## Tohoku Mathematical Journal 2017 June SECOND SERIES VOL. 69, NO. 2

 Tohoku Math. J. 69 (2017), 195-220

Title REMARKS ON MOTIVES OF ABELIAN TYPE

Author Charles Vial

(Received October 24, 2014, revised July 21, 2015)
Abstract. A motive over a field $k$ is of abelian type if it belongs to the thick and rigid subcategory of Chow motives spanned by the motives of abelian varieties over $k$. This paper contains three sections of independent interest. First, we show that a motive which becomes of abelian type after a base field extension of algebraically closed fields is of abelian type. Given a field extension $K/k$ and a motive $M$ over $k$, we also show that $M$ is finite-dimensional if and only if $M_K$ is finite-dimensional.
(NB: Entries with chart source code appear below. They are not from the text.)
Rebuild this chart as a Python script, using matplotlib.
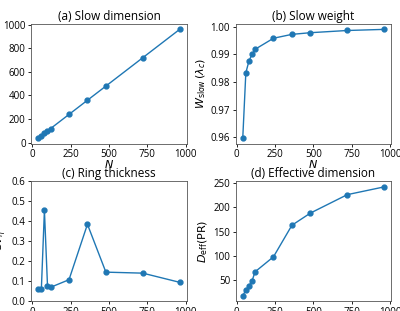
import matplotlib
matplotlib.use('Agg')
import matplotlib.pyplot as plt

plt.rcParams['font.family'] = ['Open Sans', 'DejaVu Sans']
plt.rcParams['mathtext.fontset'] = 'dejavusans'

# System sizes
N = [40, 60, 80, 100, 120, 240, 360, 480, 720, 960]

# (a) slow dimension
d_slow = [38.4, 59.0, 79.0, 99.0, 119.0, 239.0, 359.0, 478.9, 719.0, 959.0]
# (b) slow weight
w_slow = [0.9597, 0.9833, 0.9875, 0.9900, 0.9918, 0.9958, 0.9972, 0.9978, 0.9986, 0.9990]
# (c) ring thickness
cv_eta = [0.062, 0.058, 0.455, 0.078, 0.069, 0.107, 0.385, 0.145, 0.140, 0.094]
# (d) effective dimension
d_eff = [18, 29, 38, 48, 67, 98, 163, 188, 226, 242]

fig, axes = plt.subplots(2, 2, figsize=(4.0, 3.11), dpi=100)
fig.subplots_adjust(left=0.078, right=0.978, top=0.923, bottom=0.032,
                    wspace=0.315, hspace=0.317)

panels = [
    (axes[0, 0], d_slow, '(a) Slow dimension', r'$D_{\mathrm{slow}} = N\,W_{\mathrm{slow}}$'),
    (axes[0, 1], w_slow, '(b) Slow weight', r'$W_{\mathrm{slow}}\,(\lambda_c)$'),
    (axes[1, 0], cv_eta, '(c) Ring thickness', r'$\mathrm{CV}_{\eta}$'),
    (axes[1, 1], d_eff, '(d) Effective dimension', r'$D_{\mathrm{eff}}(\mathrm{PR})$'),
]

for ax, vals, title, ylab in panels:
    ax.plot(N, vals, color='#1f77b4', marker='o', markersize=3.5, linewidth=1)
    ax.set_title(title, fontsize=8.5, pad=3)
    ax.set_ylabel(ylab, fontsize=8, labelpad=2)
    ax.tick_params(labelsize=7, length=2.5, width=0.6, pad=1.5)
    ax.set_xticks([0, 250, 500, 750, 1000])
    for s in ax.spines.values():
        s.set_linewidth(0.6)
        s.set_color('#555555')

axes[0, 0].set_xlabel('$N$', fontsize=8, labelpad=-1)
axes[0, 1].set_xlabel('$N$', fontsize=8, labelpad=-1)
axes[0, 0].yaxis.set_label_coords(-0.2, 0.5)
axes[0, 0].set_yticks([0, 200, 400, 600, 800, 1000])
axes[0, 1].set_yticks([0.96, 0.97, 0.98, 0.99, 1.00])
axes[1, 0].set_ylim(0, 0.6)

fig.savefig('out.png', dpi=100)
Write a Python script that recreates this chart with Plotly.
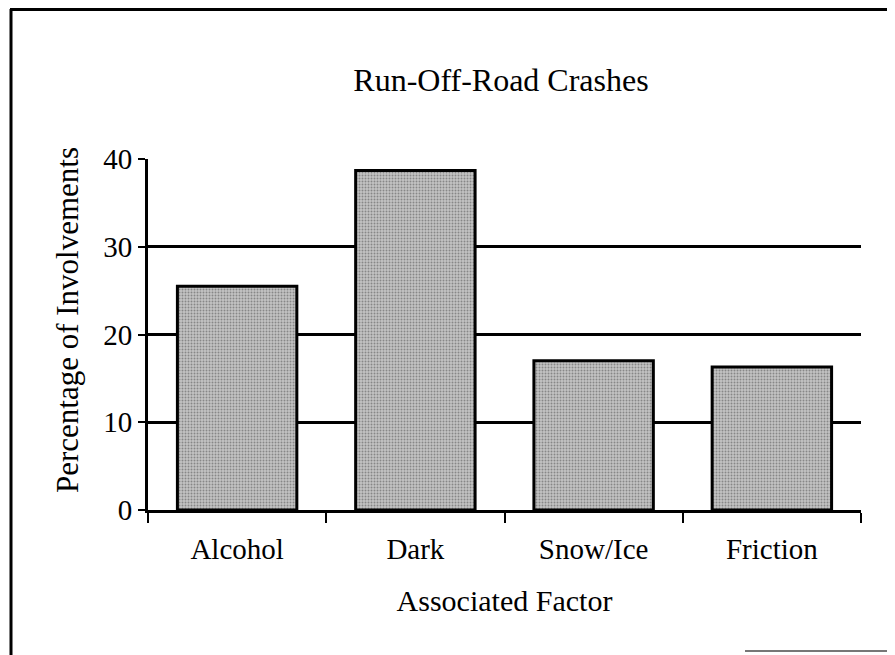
import plotly.graph_objects as go

# Run-off-road crash involvements by associated factor
factors = ['Alcohol', 'Dark', 'Snow/Ice', 'Friction']
percentages = [25.5, 38.7, 17.0, 16.3]
y_ticks = [0, 10, 20, 30, 40]

# the page body has an 8px margin, so the figure is laid out 8px up/left
W, H = 895, 655
left, right, top, bottom = 140, 42, 151, 153
plot_w = W - left - right
plot_h = H - top - bottom


def px_x(x):
    return (x - left) / plot_w


def px_y(y):
    return (H - bottom - y) / plot_h


serif = 'Liberation Serif, Times New Roman, serif'

bars = go.Bar(
    x=factors,
    y=percentages,
    width=0.67,
    marker=dict(
        color='#b0b0b0',
        line=dict(color='black', width=3),
        pattern=dict(shape='.', fgcolor='#4a4a4a', bgcolor='#c4c4c4',
                     size=3, solidity=0.35),
    ),
    hoverinfo='x+y',
)

fig = go.Figure(data=[bars])

fig.update_layout(
    width=W, height=H,
    margin=dict(l=left, r=right, t=top, b=bottom),
    paper_bgcolor='white',
    plot_bgcolor='white',
    showlegend=False,
    font=dict(family=serif, color='black'),
    title=dict(text='Run-Off-Road Crashes', x=493 / W, xanchor='center',
               y=1 - 72 / H, yanchor='middle', font=dict(size=32, family=serif)),
    bargap=0.33,
)

fig.update_xaxes(
    showline=True, linecolor='black', linewidth=3,
    ticks='outside', tickson='boundaries', ticklen=10, tickwidth=2, tickcolor='black',
    tickfont=dict(size=29, family=serif), ticklabelstandoff=11,
    title=dict(text='Associated Factor', font=dict(size=30, family=serif), standoff=27),
    showgrid=False, zeroline=False,
)

fig.update_yaxes(
    range=[0, 40], tickvals=y_ticks,
    showline=True, linecolor='black', linewidth=3,
    ticks='outside', ticklen=7, tickwidth=2, tickcolor='black',
    tickfont=dict(size=29, family=serif),
    showgrid=True, gridcolor='black', gridwidth=2.5,
    zeroline=False,
)

# y title sits a bit above the plot-area centre in the original
fig.add_annotation(text='Percentage of Involvements', textangle=-90,
                   xref='paper', yref='paper', x=px_x(59), y=px_y(312),
                   xanchor='center', yanchor='middle', showarrow=False,
                   font=dict(size=31, family=serif))

# outer frame of the original figure (left + top, partial bottom)
fig.add_shape(type='line', xref='paper', yref='paper',
              x0=px_x(3), x1=px_x(3), y0=px_y(1), y1=px_y(H),
              line=dict(color='black', width=3))
fig.add_shape(type='line', xref='paper', yref='paper',
              x0=px_x(2), x1=px_x(W), y0=px_y(1.5), y1=px_y(1.5),
              line=dict(color='black', width=3))
fig.add_shape(type='line', xref='paper', yref='paper',
              x0=px_x(737), x1=px_x(W), y0=px_y(643), y1=px_y(643),
              line=dict(color='#777777', width=2))

fig.write_html('out.html')
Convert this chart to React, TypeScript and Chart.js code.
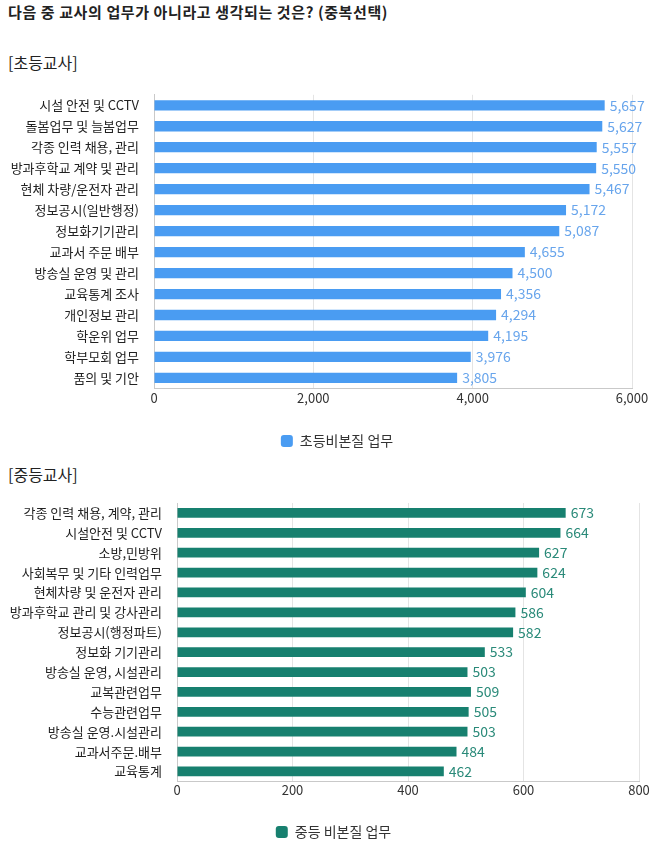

As a corollary, we obtain Chow--Künneth decompositions for varieties that become isomorphic to an abelian variety after some field extension. Second, let $\Omega$ be a universal domain containing $k$. We show that Murre's conjectures for motives of abelian type over $k$ reduce to Murre's conjecture (D) for products of curves over $\Omega$. In particular, we show that Murre's conjecture (D) for products of curves over $\Omega$ implies Beauville's vanishing conjecture on abelian varieties over $k$. Finally, we give criteria on Chow groups for a motive to be of abelian type. For instance, we show that $M$ is of abelian type if and only if the total Chow group of algebraically trivial cycles $\mathop{CH}_*(M_\Omega)_\mathop{alg}$ is spanned, via the action of correspondences, by the Chow groups of products of curves. We also show that a morphism of motives $f: N \rightarrow M$, with $N$ finite-dimensional, which induces a surjection $f_* : \mathop{CH}_*(N_\Omega)_\mathop{alg} \rightarrow \mathop{CH}_*(M_\Omega)_\mathop{alg}$ also induces a surjection $f_* : \mathop{CH}_*(N_\Omega)_\mathop{hom} \rightarrow \mathop{CH}_*(M_\Omega)_\mathop{hom}$ on homologically trivial cycles.

Mathematics Subject Classification. Primary 14C15; Secondary 14C25, 14K15.

Key words and phrases. Algebraic cycles, Chow groups, motives, abelian varieties, finite-dimensionality.